- _Data segment_

-- Start --

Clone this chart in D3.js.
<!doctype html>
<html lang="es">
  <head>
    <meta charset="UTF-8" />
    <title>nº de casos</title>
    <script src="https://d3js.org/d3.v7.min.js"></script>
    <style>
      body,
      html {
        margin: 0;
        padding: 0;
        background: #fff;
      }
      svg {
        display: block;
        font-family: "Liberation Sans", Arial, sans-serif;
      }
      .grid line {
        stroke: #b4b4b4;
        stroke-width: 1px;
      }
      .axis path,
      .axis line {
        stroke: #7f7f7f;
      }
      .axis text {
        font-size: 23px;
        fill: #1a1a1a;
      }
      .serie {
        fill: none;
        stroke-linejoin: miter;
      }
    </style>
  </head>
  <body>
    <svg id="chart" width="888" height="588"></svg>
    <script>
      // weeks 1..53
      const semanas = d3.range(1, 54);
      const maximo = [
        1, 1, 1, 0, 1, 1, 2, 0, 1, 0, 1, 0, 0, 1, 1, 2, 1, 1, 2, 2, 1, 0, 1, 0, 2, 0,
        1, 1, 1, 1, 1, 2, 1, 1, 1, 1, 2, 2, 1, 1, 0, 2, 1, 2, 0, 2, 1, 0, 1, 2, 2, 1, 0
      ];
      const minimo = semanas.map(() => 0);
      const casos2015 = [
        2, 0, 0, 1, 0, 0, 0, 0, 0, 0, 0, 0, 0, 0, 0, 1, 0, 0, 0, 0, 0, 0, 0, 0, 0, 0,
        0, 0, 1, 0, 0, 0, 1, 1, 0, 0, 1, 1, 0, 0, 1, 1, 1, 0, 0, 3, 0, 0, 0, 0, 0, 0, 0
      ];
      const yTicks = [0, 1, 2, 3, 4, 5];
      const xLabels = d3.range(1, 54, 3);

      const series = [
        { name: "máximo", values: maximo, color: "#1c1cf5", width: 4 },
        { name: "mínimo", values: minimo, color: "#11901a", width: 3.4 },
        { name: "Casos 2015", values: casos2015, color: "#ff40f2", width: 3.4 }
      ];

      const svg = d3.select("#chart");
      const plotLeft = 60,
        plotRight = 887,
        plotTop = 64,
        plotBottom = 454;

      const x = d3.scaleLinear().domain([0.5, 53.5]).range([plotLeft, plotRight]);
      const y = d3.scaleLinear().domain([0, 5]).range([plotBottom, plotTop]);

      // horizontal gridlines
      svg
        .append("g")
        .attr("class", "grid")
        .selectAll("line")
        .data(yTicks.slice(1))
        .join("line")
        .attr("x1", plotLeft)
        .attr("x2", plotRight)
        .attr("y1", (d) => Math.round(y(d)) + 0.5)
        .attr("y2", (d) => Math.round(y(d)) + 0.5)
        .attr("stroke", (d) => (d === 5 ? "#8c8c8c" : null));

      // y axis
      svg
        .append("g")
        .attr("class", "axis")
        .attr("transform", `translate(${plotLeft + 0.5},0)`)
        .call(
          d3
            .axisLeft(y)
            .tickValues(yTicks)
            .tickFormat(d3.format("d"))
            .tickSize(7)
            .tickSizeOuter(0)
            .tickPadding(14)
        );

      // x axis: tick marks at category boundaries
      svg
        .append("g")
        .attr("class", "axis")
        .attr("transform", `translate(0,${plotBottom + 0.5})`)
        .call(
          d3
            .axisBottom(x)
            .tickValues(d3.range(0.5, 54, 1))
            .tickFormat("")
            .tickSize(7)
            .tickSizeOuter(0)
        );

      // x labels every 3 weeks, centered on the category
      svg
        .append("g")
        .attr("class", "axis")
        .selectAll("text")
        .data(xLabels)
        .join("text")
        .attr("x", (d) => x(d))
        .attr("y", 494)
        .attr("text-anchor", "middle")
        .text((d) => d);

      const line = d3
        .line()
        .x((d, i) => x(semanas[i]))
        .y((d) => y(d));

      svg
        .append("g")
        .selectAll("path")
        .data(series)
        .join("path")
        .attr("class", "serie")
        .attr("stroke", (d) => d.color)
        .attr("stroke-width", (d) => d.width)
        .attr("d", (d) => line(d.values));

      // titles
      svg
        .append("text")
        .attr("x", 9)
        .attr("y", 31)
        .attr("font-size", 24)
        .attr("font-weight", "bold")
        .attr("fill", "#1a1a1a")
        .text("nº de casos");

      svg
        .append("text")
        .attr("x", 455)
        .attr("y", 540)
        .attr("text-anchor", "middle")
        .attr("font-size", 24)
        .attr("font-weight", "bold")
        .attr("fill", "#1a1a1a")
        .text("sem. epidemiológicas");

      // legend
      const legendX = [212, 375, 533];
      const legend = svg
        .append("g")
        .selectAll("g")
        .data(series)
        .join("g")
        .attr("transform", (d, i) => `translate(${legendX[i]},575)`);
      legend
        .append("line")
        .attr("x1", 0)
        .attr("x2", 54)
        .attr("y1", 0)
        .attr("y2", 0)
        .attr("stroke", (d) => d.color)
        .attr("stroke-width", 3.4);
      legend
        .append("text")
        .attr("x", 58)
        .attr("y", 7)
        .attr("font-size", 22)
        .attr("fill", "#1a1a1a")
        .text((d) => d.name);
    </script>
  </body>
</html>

-- End --

- _Exercise directions_
Compute how many lines include the string "chart", then give that number by itself.

- _Exercise response_
3